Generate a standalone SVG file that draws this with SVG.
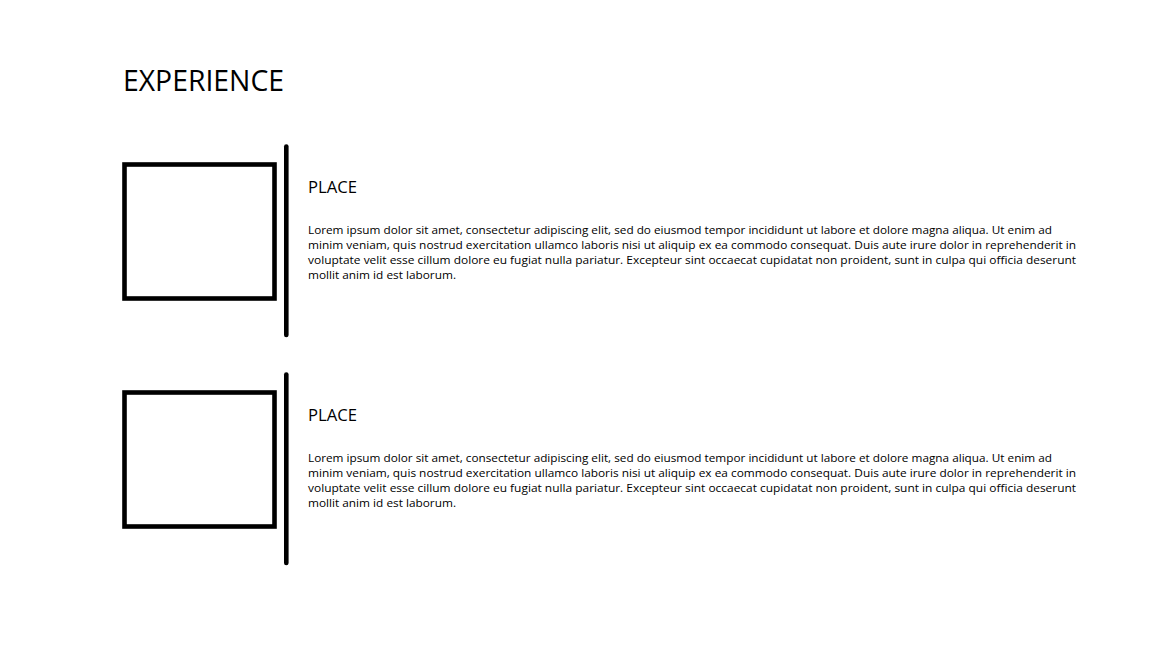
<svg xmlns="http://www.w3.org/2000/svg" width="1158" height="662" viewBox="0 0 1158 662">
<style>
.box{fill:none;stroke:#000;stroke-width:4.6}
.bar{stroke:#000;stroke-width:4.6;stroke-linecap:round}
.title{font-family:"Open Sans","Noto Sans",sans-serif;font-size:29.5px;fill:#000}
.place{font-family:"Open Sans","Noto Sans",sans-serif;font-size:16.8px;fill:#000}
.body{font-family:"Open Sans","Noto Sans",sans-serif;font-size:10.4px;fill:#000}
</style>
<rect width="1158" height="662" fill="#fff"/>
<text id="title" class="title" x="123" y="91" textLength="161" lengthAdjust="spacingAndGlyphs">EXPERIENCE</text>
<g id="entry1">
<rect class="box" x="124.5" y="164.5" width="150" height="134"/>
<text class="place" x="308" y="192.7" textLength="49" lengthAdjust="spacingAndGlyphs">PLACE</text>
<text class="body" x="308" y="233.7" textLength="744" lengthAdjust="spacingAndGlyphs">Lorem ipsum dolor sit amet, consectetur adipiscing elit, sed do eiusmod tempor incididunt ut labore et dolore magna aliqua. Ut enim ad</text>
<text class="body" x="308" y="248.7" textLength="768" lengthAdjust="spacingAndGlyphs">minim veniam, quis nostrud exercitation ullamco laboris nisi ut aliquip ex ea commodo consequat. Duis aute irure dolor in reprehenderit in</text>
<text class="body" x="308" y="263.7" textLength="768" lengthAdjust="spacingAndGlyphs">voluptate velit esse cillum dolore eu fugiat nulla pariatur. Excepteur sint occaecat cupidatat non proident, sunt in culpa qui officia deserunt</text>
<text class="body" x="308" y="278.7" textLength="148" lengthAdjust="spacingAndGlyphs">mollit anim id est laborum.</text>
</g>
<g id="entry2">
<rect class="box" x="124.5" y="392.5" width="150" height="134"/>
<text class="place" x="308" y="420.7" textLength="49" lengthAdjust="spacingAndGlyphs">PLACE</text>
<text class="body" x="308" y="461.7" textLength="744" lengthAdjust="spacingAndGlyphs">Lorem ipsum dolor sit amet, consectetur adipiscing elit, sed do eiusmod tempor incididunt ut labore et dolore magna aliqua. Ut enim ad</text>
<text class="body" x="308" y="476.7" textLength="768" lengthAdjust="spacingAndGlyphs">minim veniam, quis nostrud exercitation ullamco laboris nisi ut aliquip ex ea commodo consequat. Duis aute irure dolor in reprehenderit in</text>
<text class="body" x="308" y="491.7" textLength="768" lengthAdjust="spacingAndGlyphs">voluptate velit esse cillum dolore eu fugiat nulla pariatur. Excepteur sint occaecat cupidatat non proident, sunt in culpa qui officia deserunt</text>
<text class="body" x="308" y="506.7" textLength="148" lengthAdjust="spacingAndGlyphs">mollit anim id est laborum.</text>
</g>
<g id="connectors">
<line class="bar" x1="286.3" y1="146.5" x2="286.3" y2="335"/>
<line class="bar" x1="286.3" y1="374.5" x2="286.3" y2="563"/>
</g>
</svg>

What the task requires>
Write out the listing above again, exactly, but with no pictures in the copy.

Solution to the problem>
Generate a standalone SVG file that draws this with SVG.
<svg xmlns="http://www.w3.org/2000/svg" width="1158" height="662" viewBox="0 0 1158 662">
<style>
.box{fill:none;stroke:#000;stroke-width:4.6}
.bar{stroke:#000;stroke-width:4.6;stroke-linecap:round}
.title{font-family:"Open Sans","Noto Sans",sans-serif;font-size:29.5px;fill:#000}
.place{font-family:"Open Sans","Noto Sans",sans-serif;font-size:16.8px;fill:#000}
.body{font-family:"Open Sans","Noto Sans",sans-serif;font-size:10.4px;fill:#000}
</style>
<rect width="1158" height="662" fill="#fff"/>
<text id="title" class="title" x="123" y="91" textLength="161" lengthAdjust="spacingAndGlyphs">EXPERIENCE</text>
<g id="entry1">
<rect class="box" x="124.5" y="164.5" width="150" height="134"/>
<text class="place" x="308" y="192.7" textLength="49" lengthAdjust="spacingAndGlyphs">PLACE</text>
<text class="body" x="308" y="233.7" textLength="744" lengthAdjust="spacingAndGlyphs">Lorem ipsum dolor sit amet, consectetur adipiscing elit, sed do eiusmod tempor incididunt ut labore et dolore magna aliqua. Ut enim ad</text>
<text class="body" x="308" y="248.7" textLength="768" lengthAdjust="spacingAndGlyphs">minim veniam, quis nostrud exercitation ullamco laboris nisi ut aliquip ex ea commodo consequat. Duis aute irure dolor in reprehenderit in</text>
<text class="body" x="308" y="263.7" textLength="768" lengthAdjust="spacingAndGlyphs">voluptate velit esse cillum dolore eu fugiat nulla pariatur. Excepteur sint occaecat cupidatat non proident, sunt in culpa qui officia deserunt</text>
<text class="body" x="308" y="278.7" textLength="148" lengthAdjust="spacingAndGlyphs">mollit anim id est laborum.</text>
</g>
<g id="entry2">
<rect class="box" x="124.5" y="392.5" width="150" height="134"/>
<text class="place" x="308" y="420.7" textLength="49" lengthAdjust="spacingAndGlyphs">PLACE</text>
<text class="body" x="308" y="461.7" textLength="744" lengthAdjust="spacingAndGlyphs">Lorem ipsum dolor sit amet, consectetur adipiscing elit, sed do eiusmod tempor incididunt ut labore et dolore magna aliqua. Ut enim ad</text>
<text class="body" x="308" y="476.7" textLength="768" lengthAdjust="spacingAndGlyphs">minim veniam, quis nostrud exercitation ullamco laboris nisi ut aliquip ex ea commodo consequat. Duis aute irure dolor in reprehenderit in</text>
<text class="body" x="308" y="491.7" textLength="768" lengthAdjust="spacingAndGlyphs">voluptate velit esse cillum dolore eu fugiat nulla pariatur. Excepteur sint occaecat cupidatat non proident, sunt in culpa qui officia deserunt</text>
<text class="body" x="308" y="506.7" textLength="148" lengthAdjust="spacingAndGlyphs">mollit anim id est laborum.</text>
</g>
<g id="connectors">
<line class="bar" x1="286.3" y1="146.5" x2="286.3" y2="335"/>
<line class="bar" x1="286.3" y1="374.5" x2="286.3" y2="563"/>
</g>
</svg>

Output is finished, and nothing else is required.